Los “falsos positivos” o ejecuciones de civiles o personas que participaban en hostilidades y fueron puestas fuera de combate, hechos lamentables que se han documentado en Colombia desde la década de los ochenta del siglo pasado, son delitos atroces cuyos responsables deben ser juzgados y sancionados, cuyas víctimas deben ser reparadas y sobre los cuales merecemos conocer la verdad. Ninguno es justificable y solo uno ya es demasiado grave: acaba una vida, lleva dolor a una familia y los seres queridos y entristece a un país. Ante la amargura de la pérdida, hay que reconocer que estén siendo investigados y juzgados independiente e imparcialmente por nuestros fiscales y jueces como homicidios agravados u homicidios en persona protegida, infracciones graves al derecho humanitario que constituyeron, según la Sala Penal de la Corte Suprema de Justicia y a la luz del Estatuto de Roma de la Corte Penal Internacional, crímenes de guerra.

Sin embargo, el mito dice que el Gobierno Nacional, en desarrollo de la política de seguridad democrática, promovió esas muertes porque expidió normativa que reconocía o premiaba los éxitos operacionales y la colaboración ciudadana al esfuerzo militar de la Fuerza Pública (e.g. Decreto 1400 de 2006, “por el cual se cre[ó] la Bonificación por Operaciones de Importancia Nacional”, y la Directiva Permanente del Ministerio de Defensa No. 29 de 2005, sobre el “pago de recompensas por la captura o abatimiento en combate de cabecillas de las organizaciones armadas al margen de la ley […]”). La versión ignora deliberada o negligentemente que el supuesto del otorgamiento de esos incentivos era el cumplimiento de la ley, en particular el derecho humanitario: que personas que deshonran el uniforme se aprovecharon de la política no significa que la política estuviera errada.

Sabemos que hubo “falsos positivos” durante la administración Uribe por la seguridad democrática: por una investigación del Ejército Nacional y por decisión de un Jefe de Estado que no renunció a la defensa de la apertura y la transparencia, el mismo que llamó a calificar servicios a 27 oficiales por esos hechos, protegió a simpatizantes y opositores sin distinción, prefirió desmovilizaciones y capturas sobre muertes en combate, nunca cerró las puertas de la paz negociada y ordenó una política de absoluta apertura al escrutinio nacional e internacional, como lo reconoció luego de su visita al país el Relator de las Naciones Unidas sobre Ejecuciones Extrajudiciales, Sumarias y Arbitrarias, cuando también advirtió los progresos de Colombia en seguridad y destacó la receptividad del gobierno. Lamentablemente, algunos imaginan que la firmeza para luchar contra el crimen equivalía a ordenarle a las Fuerzas Militares y de Policía ejecutar una política de asesinatos de civiles inocentes como parte de un ataque generalizado y sistemático.

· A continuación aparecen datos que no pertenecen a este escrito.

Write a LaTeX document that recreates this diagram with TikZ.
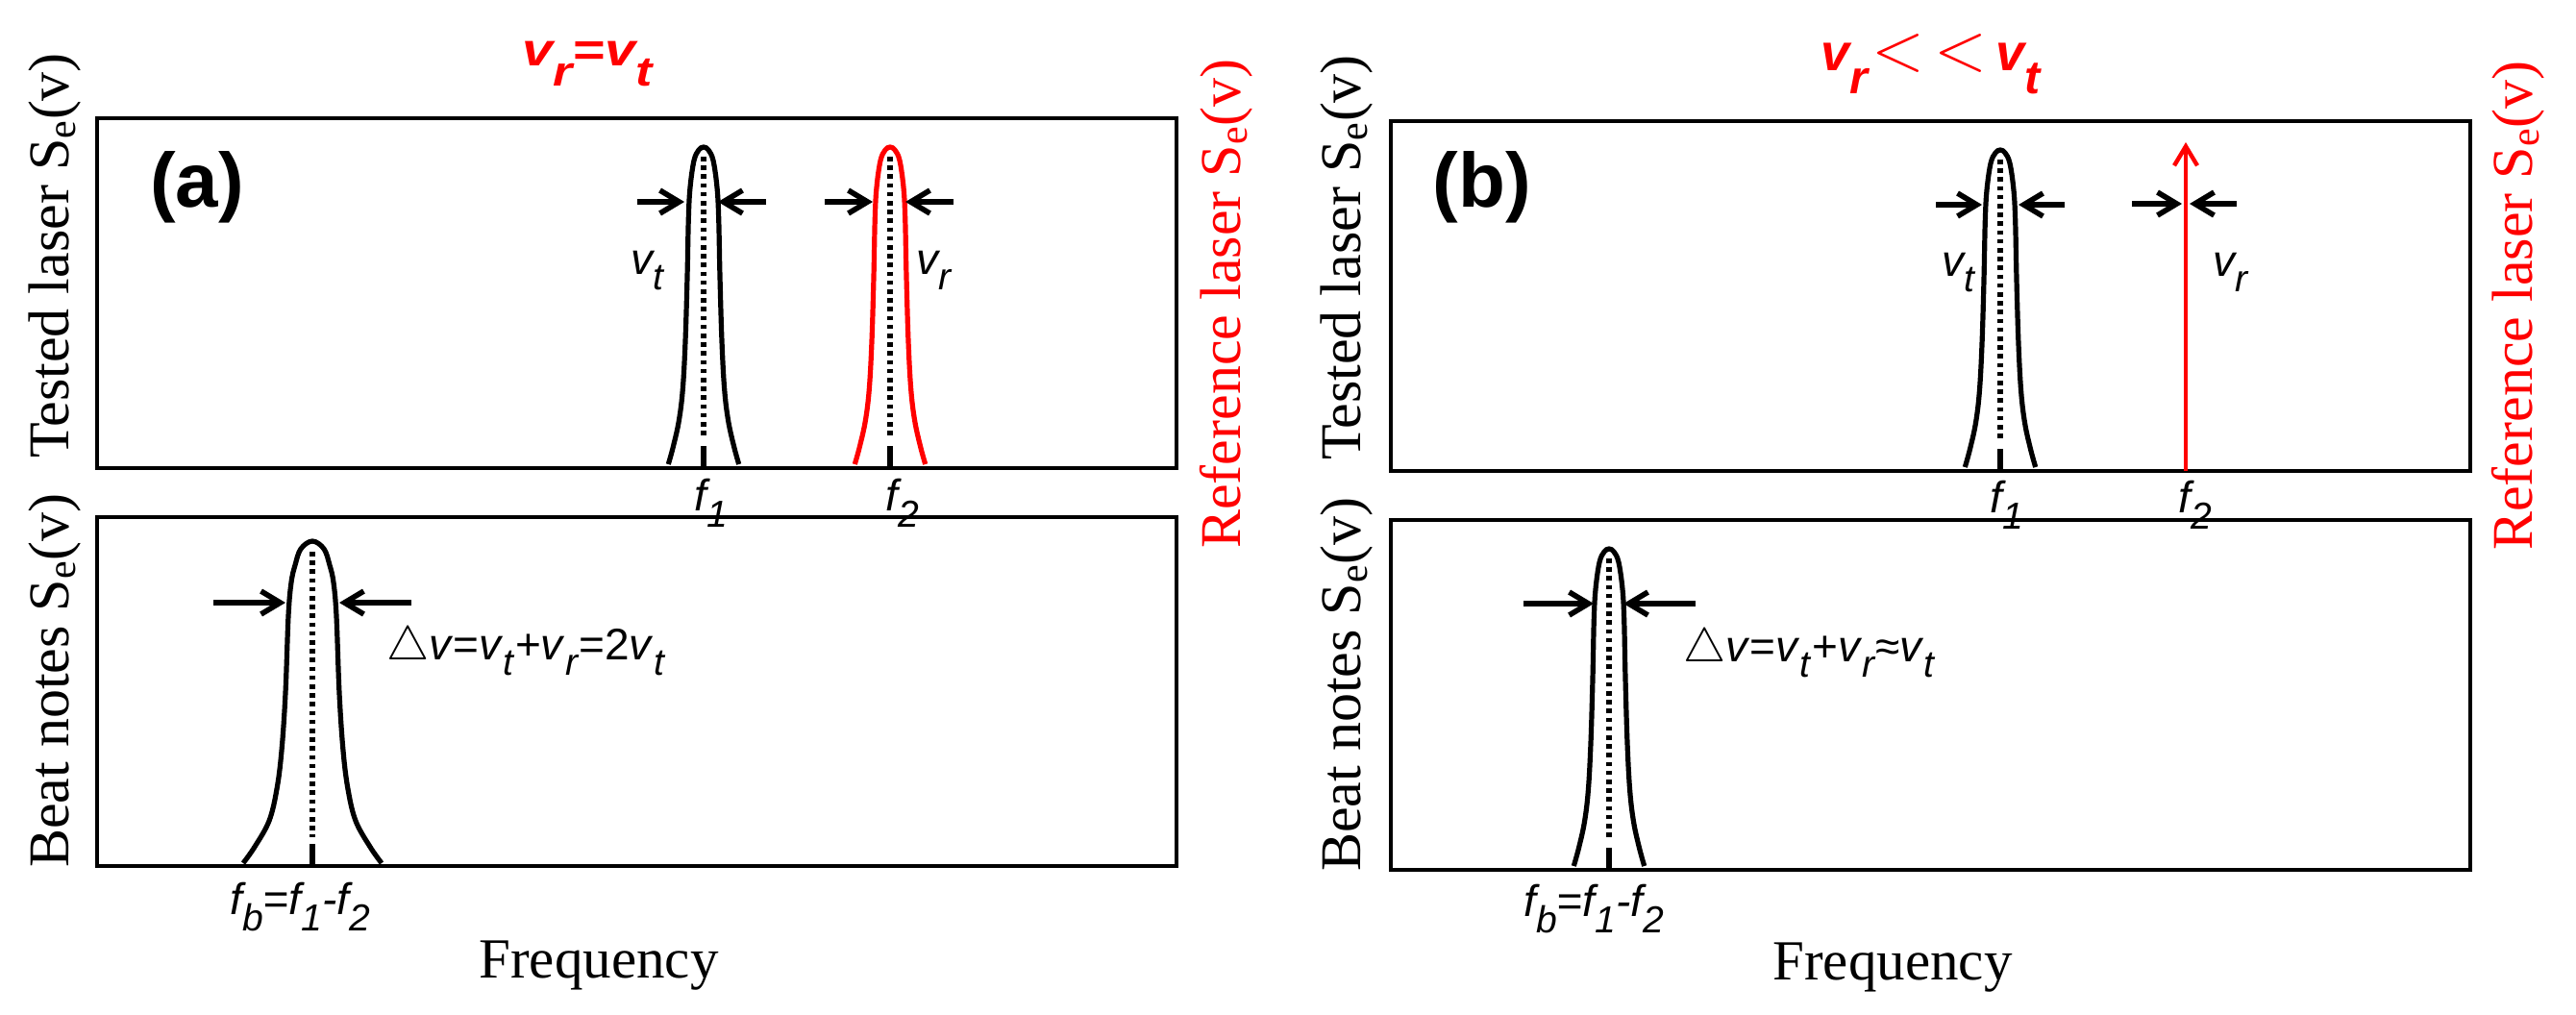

La exageración de los hechos y el estiramiento de la legislación relevantes por ONGs, organizaciones multilaterales y la Fiscalía de la Corte Penal Internacional se perfecciona con la publicación la semana pasada de cifras no confirmadas por la Jurisdicción Especial para la Paz (JEP), que estableció que entre 2.002 y 2.008 hubo no menos de 6.402 “falsos positivos”, a pesar de que la magnitud real de esa práctica abominable solo podrá conocerse después que los fiscales y jueces de la República investiguen y juzguen cada “falso positivo”. No importó que la Fiscalía General de la Nación hubiese registrado 2.248 víctimas de ejecuciones entre 1.988 y 2.014 (muy grave): la JEP llegó a su conclusión a partir de reportes de ONGs (las mismas que han construido y difundido su interpretación sesgada de los hechos desde los últimos años del Gobierno Uribe) porque así lo obliga el acuerdo del Gobierno Santos y las FARC de 2016, firmado primero en La Habana y después en el Teatro Colón de Bogotá. No obstante que esas publicaciones son, conforme la jurisprudencia de la Corte Penal Internacional, evidencia indirecta no corroborada sin valor probatorio para deducir responsabilidad penal, sí sirven para dañar la reputación de un gran gobierno en la historia de Colombia -como dije aquí, una democracia, a pesar de todo- y hacer creer que el Ejército Nacional llevó a cabo una política de asesinato de civiles inocentes liderada por las altas esferas del ejecutivo.

Escribió Marguerite Yourcenar que, tras regresar a Atenas después de la muerte de Antínoo, Adriano mantuvo frente a los cristianos “la línea de conducta estrictamente equitativa que siguiera Trajano […] la protección de las leyes se extiende a todos los ciudadanos”. Cuando buscamos la verdad, la justicia y la reparación en relación con los “falsos positivos”, no olvidemos que los supuestos responsables y los demás ciudadanos, que tenemos garantías judiciales y derecho a recibir información veraz e imparcial, merecemos igual protección de las leyes; quizás así no desprestigiemos injustamente a personas honorables ni a instituciones democráticas reinventando la historia en nombre de la paz.

Miguel Ángel González Ocampo

Abogado del Servicio Exterior de Colombia - diplomático de carrera.

Mis opiniones no comprometen a entidades públicas o privadas.